"""
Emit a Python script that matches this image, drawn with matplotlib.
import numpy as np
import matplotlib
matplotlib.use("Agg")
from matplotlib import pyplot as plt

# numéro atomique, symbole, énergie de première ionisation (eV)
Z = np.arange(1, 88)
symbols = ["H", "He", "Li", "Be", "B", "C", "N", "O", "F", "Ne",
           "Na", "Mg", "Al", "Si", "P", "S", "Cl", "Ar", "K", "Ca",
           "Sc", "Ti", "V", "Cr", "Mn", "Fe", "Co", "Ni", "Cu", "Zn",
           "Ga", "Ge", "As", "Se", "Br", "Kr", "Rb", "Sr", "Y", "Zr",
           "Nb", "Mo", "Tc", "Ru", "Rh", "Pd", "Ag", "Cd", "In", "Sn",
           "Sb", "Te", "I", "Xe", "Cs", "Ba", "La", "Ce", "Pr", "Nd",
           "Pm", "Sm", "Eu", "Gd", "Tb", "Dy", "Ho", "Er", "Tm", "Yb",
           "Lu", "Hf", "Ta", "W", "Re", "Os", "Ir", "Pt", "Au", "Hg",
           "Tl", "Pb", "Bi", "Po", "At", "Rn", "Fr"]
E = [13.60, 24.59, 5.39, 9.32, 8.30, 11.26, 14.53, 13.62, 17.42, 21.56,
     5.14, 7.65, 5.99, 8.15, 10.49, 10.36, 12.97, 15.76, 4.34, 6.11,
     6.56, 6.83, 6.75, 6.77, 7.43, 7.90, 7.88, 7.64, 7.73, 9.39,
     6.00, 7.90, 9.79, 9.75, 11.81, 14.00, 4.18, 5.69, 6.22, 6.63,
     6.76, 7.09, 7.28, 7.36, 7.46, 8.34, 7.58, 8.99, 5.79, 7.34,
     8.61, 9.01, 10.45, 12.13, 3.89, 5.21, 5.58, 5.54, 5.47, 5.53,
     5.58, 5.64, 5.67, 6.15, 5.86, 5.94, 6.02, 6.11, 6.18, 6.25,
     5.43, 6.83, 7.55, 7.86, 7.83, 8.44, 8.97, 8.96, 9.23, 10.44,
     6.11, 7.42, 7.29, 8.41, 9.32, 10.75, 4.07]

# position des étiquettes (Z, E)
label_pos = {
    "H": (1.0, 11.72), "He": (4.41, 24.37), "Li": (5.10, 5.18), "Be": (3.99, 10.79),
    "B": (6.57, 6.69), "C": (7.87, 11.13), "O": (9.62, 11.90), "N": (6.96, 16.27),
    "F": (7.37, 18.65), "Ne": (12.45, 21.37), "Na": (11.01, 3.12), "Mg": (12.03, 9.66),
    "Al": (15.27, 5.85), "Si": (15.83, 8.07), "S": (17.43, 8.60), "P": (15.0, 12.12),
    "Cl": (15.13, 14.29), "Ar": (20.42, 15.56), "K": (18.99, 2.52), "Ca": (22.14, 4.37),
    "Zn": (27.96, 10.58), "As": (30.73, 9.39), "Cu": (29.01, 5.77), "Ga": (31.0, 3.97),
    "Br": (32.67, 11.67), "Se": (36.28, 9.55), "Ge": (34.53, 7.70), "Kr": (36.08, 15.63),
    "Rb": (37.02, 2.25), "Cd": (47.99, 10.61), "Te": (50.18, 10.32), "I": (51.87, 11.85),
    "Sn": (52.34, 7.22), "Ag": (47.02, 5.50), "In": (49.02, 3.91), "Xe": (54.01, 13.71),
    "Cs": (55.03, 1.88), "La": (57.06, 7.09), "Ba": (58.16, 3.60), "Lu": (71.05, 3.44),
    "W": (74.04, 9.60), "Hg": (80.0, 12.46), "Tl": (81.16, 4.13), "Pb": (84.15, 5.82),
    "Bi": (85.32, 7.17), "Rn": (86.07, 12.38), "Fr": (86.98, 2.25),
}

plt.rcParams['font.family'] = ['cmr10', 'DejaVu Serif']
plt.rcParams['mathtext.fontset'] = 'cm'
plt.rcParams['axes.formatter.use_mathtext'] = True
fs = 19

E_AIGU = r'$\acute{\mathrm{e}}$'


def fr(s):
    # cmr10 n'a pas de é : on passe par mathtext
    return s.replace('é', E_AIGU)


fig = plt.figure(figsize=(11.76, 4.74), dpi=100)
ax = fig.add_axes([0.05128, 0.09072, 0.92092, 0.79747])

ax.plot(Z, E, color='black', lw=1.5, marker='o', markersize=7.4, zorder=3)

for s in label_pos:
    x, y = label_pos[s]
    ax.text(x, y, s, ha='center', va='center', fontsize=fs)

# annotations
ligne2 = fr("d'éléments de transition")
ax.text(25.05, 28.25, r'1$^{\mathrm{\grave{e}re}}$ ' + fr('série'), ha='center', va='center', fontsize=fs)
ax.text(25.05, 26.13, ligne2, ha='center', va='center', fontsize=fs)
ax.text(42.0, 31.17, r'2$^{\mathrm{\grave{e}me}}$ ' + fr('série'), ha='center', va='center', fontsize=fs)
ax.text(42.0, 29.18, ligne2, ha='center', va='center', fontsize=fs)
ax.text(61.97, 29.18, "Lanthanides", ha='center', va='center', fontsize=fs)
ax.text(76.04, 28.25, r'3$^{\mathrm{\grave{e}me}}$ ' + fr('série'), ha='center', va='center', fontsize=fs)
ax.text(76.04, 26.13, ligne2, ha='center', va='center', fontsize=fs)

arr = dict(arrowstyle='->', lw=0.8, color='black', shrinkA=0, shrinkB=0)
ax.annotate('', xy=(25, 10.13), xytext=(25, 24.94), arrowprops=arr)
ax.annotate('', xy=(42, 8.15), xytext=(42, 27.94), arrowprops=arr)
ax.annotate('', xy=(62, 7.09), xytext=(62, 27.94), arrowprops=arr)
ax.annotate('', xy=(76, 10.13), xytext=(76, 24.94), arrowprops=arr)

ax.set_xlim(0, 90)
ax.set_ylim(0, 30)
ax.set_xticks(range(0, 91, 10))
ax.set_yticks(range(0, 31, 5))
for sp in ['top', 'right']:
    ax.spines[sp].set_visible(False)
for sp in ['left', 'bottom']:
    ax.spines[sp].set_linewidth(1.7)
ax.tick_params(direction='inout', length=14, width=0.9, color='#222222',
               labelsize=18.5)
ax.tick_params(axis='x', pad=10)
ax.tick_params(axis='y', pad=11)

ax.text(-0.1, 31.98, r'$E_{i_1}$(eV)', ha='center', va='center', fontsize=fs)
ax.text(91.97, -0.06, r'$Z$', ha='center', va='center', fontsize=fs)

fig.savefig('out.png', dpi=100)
"""
Copy out the lines that hold "matplotlib".

Emit a Python script that matches this image, drawn with matplotlib.
import matplotlib
matplotlib.use("Agg")
from matplotlib import pyplot as plt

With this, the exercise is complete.